What you will do
Count the lines in the records below that contain the word "seaborn", and reply with only that number.

== Records for the task

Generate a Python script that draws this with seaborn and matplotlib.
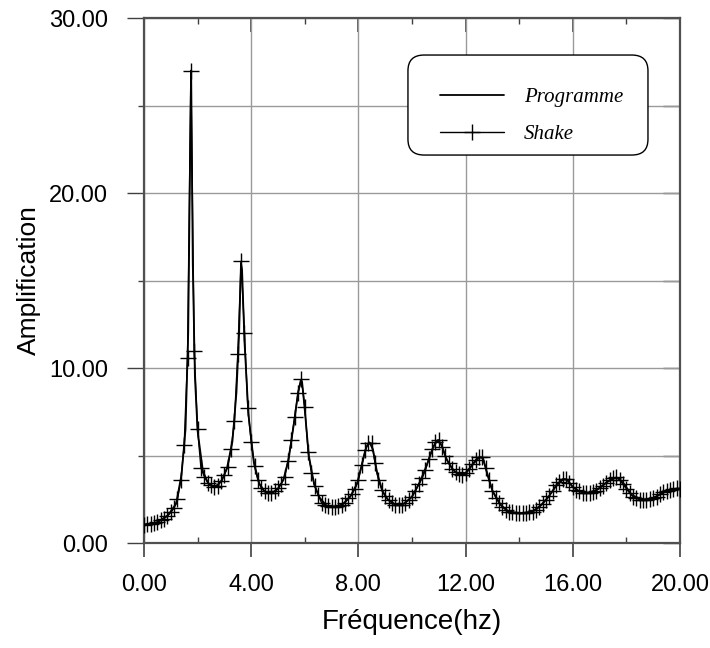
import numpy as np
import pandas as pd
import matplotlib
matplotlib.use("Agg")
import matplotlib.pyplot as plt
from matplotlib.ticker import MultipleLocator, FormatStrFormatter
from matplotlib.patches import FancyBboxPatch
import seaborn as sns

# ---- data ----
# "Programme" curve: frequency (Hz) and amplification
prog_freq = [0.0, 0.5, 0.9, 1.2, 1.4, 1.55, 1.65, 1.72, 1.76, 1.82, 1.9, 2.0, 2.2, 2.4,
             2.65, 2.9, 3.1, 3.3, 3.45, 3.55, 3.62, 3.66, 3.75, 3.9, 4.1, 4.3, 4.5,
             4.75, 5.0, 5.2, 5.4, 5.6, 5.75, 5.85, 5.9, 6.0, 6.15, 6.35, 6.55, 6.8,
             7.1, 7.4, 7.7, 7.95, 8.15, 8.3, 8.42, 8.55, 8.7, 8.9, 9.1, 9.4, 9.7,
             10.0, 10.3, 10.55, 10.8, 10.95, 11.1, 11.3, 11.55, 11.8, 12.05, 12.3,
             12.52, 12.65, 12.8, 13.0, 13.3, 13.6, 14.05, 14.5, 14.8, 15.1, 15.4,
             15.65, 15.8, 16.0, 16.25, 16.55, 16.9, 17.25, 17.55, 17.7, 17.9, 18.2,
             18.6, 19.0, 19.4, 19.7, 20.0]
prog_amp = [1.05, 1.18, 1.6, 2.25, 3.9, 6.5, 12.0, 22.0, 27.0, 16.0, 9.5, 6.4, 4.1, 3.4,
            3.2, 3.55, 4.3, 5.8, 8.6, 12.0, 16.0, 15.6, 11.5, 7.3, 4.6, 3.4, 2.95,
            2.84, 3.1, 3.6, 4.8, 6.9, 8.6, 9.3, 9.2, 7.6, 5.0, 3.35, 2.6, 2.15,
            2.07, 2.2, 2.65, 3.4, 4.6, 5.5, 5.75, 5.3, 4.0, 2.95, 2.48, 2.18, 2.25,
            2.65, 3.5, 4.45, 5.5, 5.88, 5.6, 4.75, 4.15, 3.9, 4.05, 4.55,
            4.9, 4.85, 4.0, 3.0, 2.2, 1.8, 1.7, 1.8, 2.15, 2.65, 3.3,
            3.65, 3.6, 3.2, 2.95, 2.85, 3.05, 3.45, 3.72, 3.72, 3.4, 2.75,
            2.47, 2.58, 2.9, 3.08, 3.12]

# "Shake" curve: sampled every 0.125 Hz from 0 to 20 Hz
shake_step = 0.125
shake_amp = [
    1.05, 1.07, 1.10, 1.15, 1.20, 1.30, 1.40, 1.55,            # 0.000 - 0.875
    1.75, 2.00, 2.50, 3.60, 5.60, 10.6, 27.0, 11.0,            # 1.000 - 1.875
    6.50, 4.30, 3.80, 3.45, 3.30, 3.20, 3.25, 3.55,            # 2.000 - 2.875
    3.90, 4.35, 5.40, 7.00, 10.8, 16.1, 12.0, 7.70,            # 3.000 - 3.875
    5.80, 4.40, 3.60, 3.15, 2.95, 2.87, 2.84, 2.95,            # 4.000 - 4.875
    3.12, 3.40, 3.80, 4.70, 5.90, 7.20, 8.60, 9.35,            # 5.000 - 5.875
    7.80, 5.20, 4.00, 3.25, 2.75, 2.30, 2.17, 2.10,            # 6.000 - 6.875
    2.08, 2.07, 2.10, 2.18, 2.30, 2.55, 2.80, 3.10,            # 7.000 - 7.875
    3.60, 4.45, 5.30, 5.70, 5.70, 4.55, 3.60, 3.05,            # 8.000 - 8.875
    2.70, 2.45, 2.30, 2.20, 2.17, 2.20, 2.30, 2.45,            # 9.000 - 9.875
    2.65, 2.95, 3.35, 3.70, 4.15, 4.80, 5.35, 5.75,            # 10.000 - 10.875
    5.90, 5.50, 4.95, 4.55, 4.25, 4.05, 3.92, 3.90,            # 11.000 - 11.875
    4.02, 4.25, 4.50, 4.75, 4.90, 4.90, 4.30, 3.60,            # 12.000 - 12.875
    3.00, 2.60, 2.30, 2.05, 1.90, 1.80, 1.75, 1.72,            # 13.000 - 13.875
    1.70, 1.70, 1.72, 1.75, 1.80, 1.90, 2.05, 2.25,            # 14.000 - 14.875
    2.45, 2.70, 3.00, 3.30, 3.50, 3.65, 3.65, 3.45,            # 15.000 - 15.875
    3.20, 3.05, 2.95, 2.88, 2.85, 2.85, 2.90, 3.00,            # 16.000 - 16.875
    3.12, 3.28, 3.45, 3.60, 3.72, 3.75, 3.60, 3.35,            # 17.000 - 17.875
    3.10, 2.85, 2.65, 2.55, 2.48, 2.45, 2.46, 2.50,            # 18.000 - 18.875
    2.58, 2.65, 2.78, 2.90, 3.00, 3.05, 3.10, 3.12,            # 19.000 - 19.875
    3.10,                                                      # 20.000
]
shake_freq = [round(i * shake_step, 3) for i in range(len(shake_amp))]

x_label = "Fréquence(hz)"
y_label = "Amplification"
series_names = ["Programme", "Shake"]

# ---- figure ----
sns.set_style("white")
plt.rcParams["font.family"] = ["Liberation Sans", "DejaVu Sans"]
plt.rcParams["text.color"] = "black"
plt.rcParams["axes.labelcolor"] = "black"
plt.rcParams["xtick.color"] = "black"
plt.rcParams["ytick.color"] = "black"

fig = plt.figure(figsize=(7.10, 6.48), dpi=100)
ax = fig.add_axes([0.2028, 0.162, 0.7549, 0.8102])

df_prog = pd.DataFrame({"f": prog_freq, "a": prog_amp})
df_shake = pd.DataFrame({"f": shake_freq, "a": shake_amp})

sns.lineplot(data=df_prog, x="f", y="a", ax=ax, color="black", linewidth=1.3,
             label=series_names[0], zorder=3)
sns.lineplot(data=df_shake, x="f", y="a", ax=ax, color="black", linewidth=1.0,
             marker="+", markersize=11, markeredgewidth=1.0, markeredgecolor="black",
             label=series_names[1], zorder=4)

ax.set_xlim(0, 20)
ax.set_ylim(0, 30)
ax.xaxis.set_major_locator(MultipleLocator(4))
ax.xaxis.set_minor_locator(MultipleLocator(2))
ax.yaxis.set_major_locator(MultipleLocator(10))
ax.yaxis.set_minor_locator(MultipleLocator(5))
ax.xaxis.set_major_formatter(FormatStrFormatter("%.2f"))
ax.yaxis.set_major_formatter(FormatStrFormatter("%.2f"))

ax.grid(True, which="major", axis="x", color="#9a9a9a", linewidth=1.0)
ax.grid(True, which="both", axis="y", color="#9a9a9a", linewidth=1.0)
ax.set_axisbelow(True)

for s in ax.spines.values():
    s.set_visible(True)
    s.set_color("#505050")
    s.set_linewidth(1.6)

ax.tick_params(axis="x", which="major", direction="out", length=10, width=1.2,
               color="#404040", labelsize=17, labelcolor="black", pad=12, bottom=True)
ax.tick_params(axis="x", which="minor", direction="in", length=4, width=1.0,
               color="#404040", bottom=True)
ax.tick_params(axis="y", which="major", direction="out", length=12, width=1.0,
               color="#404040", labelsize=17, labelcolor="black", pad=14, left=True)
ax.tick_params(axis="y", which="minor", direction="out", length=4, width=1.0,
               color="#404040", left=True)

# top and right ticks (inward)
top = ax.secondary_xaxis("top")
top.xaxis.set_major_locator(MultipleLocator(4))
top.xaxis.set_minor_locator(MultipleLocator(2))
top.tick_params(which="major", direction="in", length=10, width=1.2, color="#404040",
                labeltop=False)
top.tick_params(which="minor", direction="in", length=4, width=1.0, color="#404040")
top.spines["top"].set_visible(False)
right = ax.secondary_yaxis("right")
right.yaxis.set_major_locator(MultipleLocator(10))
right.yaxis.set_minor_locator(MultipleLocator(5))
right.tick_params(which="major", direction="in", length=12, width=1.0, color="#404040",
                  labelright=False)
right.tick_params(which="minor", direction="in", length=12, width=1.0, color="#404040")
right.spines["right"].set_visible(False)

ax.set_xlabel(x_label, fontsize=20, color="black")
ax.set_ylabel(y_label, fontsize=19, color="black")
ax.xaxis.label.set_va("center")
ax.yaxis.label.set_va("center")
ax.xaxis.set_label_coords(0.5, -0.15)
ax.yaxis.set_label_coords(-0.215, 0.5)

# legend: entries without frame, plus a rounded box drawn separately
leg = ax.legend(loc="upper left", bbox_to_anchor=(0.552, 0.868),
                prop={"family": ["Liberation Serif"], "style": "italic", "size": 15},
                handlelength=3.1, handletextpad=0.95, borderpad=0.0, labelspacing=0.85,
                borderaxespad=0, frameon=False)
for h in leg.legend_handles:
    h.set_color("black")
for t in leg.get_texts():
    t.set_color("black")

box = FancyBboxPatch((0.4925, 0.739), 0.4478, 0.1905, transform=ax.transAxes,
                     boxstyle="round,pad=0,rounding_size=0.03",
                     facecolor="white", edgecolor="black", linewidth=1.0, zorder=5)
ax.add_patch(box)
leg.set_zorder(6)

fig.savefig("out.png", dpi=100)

====
== Records for the task

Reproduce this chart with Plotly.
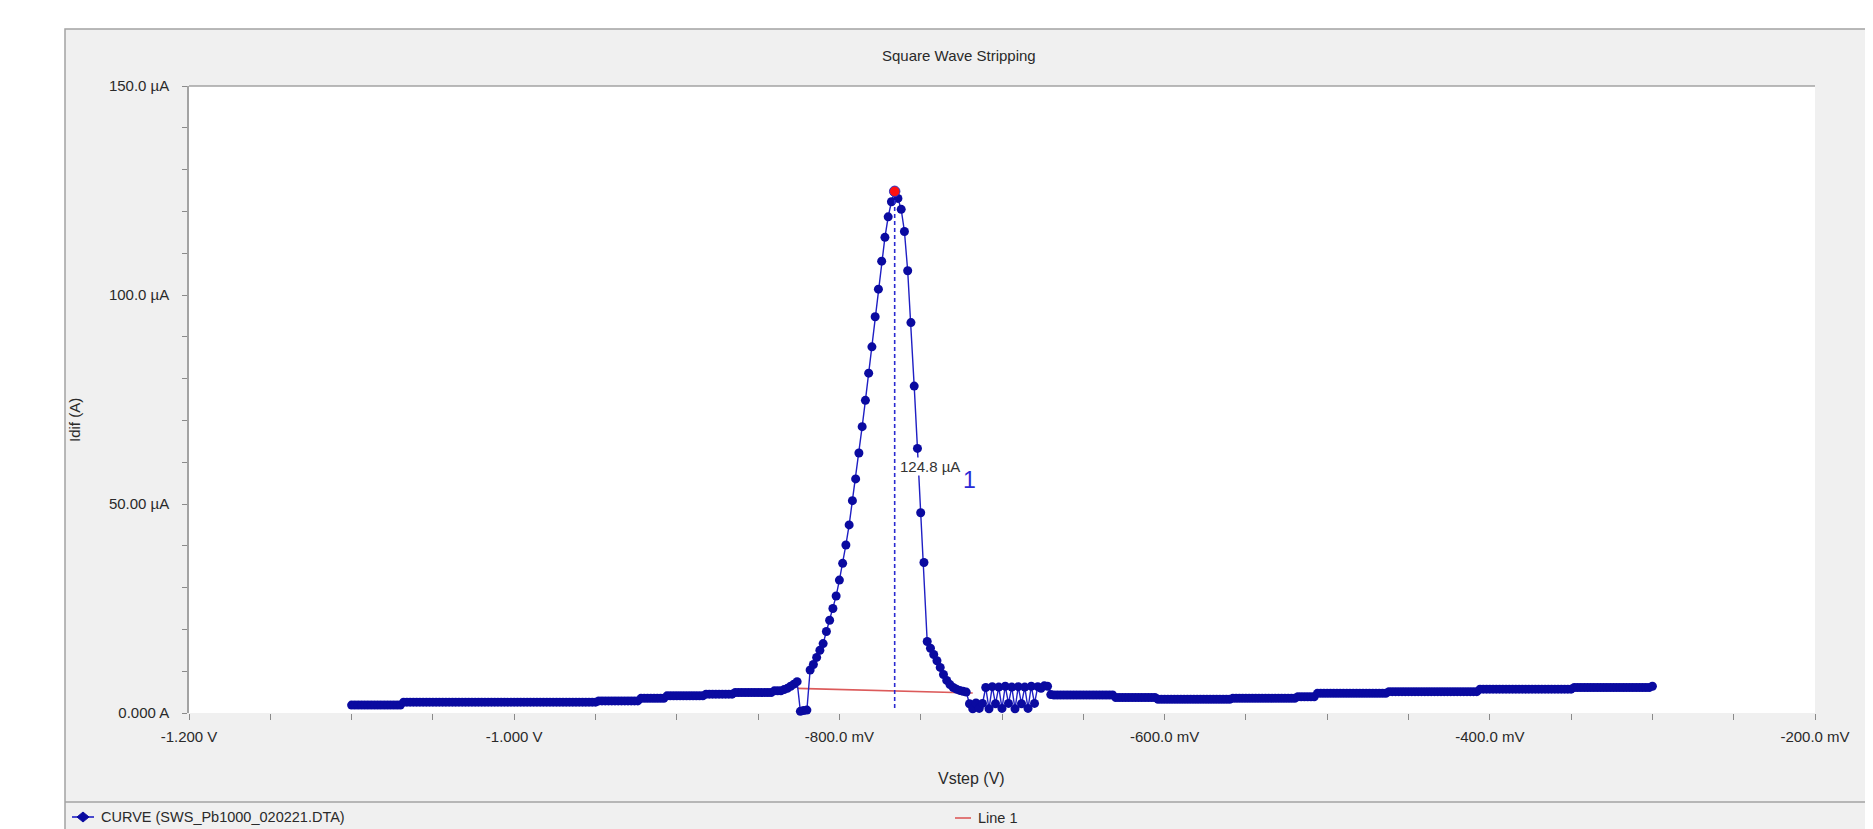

====

Correct output
2